CTA's Claypool sharpens his budget ax, whacks 54 non-union jobs


CTA President Forrest Claypool

After being on the job for a scant six weeks, CTA President Forrest Claypool already has cut 54 non-union jobs, saving about $7.6 million in salaries and benefits.

And that's just a start.

Claypool yesterday announced a total budget whack of $15 million annualized.  And of those 54 jobs cut, 26 were manager-level positions. The job cuts also represent a 10 percent reduction in senior management. All but three of the 54 jobs were vacant.

In doing some "back-of-the-napkin" math, I estimate that the average annual salary of those 54 jobs was about $108,000.

How do I get that figure? Divide the $7.6 million by the 54 job cuts and you get nearly $141,000 in salary and benefits.
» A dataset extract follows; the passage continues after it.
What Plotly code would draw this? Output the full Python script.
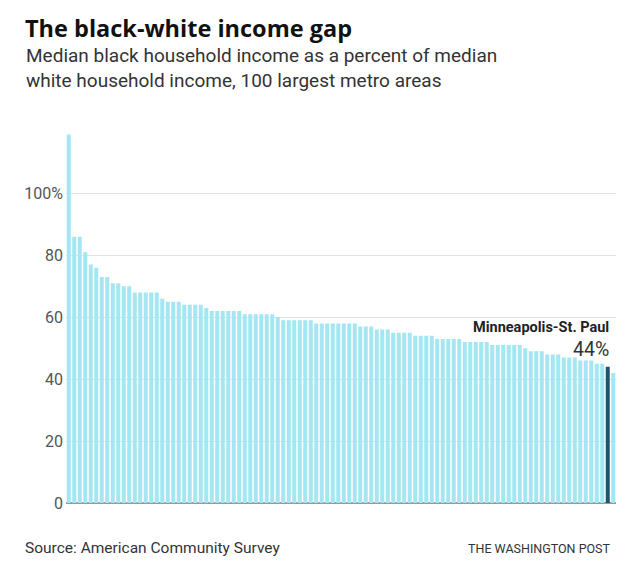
import plotly.graph_objects as go

# Median black household income as % of median white household income (100 metros, sorted)
values = [119, 86, 86, 81, 77, 76, 73, 73, 71, 71,
          70, 70, 68, 68, 68, 68, 68, 66, 65, 65,
          65, 64, 64, 64, 64, 63, 62, 62, 62, 62,
          62, 62, 61, 61, 61, 61, 61, 61, 60, 59,
          59, 59, 59, 59, 59, 58, 58, 58, 58, 58,
          58, 58, 58, 57, 57, 57, 56, 56, 56, 55,
          55, 55, 55, 54, 54, 54, 54, 53, 53, 53,
          53, 53, 52, 52, 52, 52, 52, 51, 51, 51,
          51, 51, 51, 50, 49, 49, 49, 48, 48, 48,
          47, 47, 47, 46, 46, 46, 45, 45, 44, 42]
highlight_index = 98
highlight_name = "Minneapolis-St. Paul"
tick_vals = [0, 20, 40, 60, 80, 100]
tick_text = ["0", "20", "40", "60", "80", "100%"]

LIGHT = "#a4e6f1"
DARK = "#1d5470"

x = list(range(len(values)))
colors = [DARK if i == highlight_index else LIGHT for i in x]

# page has an 8px body margin; work in page coordinates and shift by OFF
OFF = 8
W, H = 624 - 2 * OFF, 568 - 2 * OFF
PL, PR, PT, PB = 66, 616, 133, 503  # plot area in page pixels
ML, MR, MT, MB = PL - OFF, W - (PR - OFF), PT - OFF, H - (PB - OFF)
PW, PH = W - ML - MR, H - MT - MB


def px(xpage):
    return (xpage - OFF - ML) / PW


def py(ypage):
    return (PB - ypage) / PH


fig = go.Figure(go.Bar(x=x, y=values, marker=dict(color=colors, line=dict(width=0)),
                       hoverinfo="y"))

fig.update_layout(
    width=W, height=H,
    margin=dict(l=ML, r=MR, t=MT, b=MB, pad=0),
    paper_bgcolor="white", plot_bgcolor="white",
    bargap=0.27,
    showlegend=False,
    font=dict(family="Roboto", color="#333"),
    xaxis=dict(range=[-0.5, len(values) - 0.5], showticklabels=False, showgrid=False,
               zeroline=False, ticks="", fixedrange=True),
    yaxis=dict(range=[0, 119.5], tickvals=tick_vals, ticktext=tick_text,
               showgrid=True, gridcolor="#e2e2e2", gridwidth=1,
               zeroline=True, zerolinecolor="#999999", zerolinewidth=2,
               tickfont=dict(family="Roboto", size=16, color="#555"),
               ticks="", ticklabelstandoff=2, fixedrange=True),
)

annotations = [
    dict(text="<b>The black-white income gap</b>", x=23, y=28, size=23.5, color="#111",
         anchor="left", family="Open Sans"),
    dict(text="Median black household income as a percent of median<br>"
              "white household income, 100 largest metro areas",
         x=24, y=68, size=19, color="#333", anchor="left", family="Roboto"),
    dict(text="Source: American Community Survey", x=23, y=548, size=15.5, color="#333",
         anchor="left", family="Roboto"),
    dict(text="THE WASHINGTON POST", x=613, y=548, size=12.5, color="#333",
         anchor="right", family="Roboto"),
]
for a in annotations:
    fig.add_annotation(text=a["text"], xref="paper", yref="paper",
                       x=px(a["x"]), y=py(a["y"]),
                       xanchor=a["anchor"], yanchor="middle", showarrow=False,
                       align=a["anchor"],
                       font=dict(family=a["family"], size=a["size"], color=a["color"]))

fig.add_annotation(text="<b>" + highlight_name + "</b>", x=highlight_index + 0.5, y=py(327),
                   xref="x", yref="paper", xanchor="right", yanchor="middle",
                   showarrow=False, font=dict(family="Roboto", size=14.5, color="#222"))
fig.add_annotation(text=f"{values[highlight_index]}%", x=highlight_index + 0.5, y=py(349),
                   xref="x", yref="paper", xanchor="right", yanchor="middle",
                   showarrow=False, font=dict(family="Roboto", size=19.5, color="#333"))

fig.write_html("out.html")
Assuming CTA spends the industry average of about 30 percent of total compensation on benefits, each job paid about $108,000 annually.

That's a nice salary.

More from the CTA press release:

Additional savings of $900,000 in labor and benefit costs will be
achieved by delaying hiring for open positions that have been deemed
necessary. A reduction in materials, utilities and contractual services
expenses will further reduce costs for 2011.

"The CTA faces severe financial challenges and cannot wait for next
year's budget to begin making cuts," said CTA President Forrest
Claypool. "By reorganizing and streamlining, we gain immediate savings
with no adverse effect on the current level and quality of service
provided to customers."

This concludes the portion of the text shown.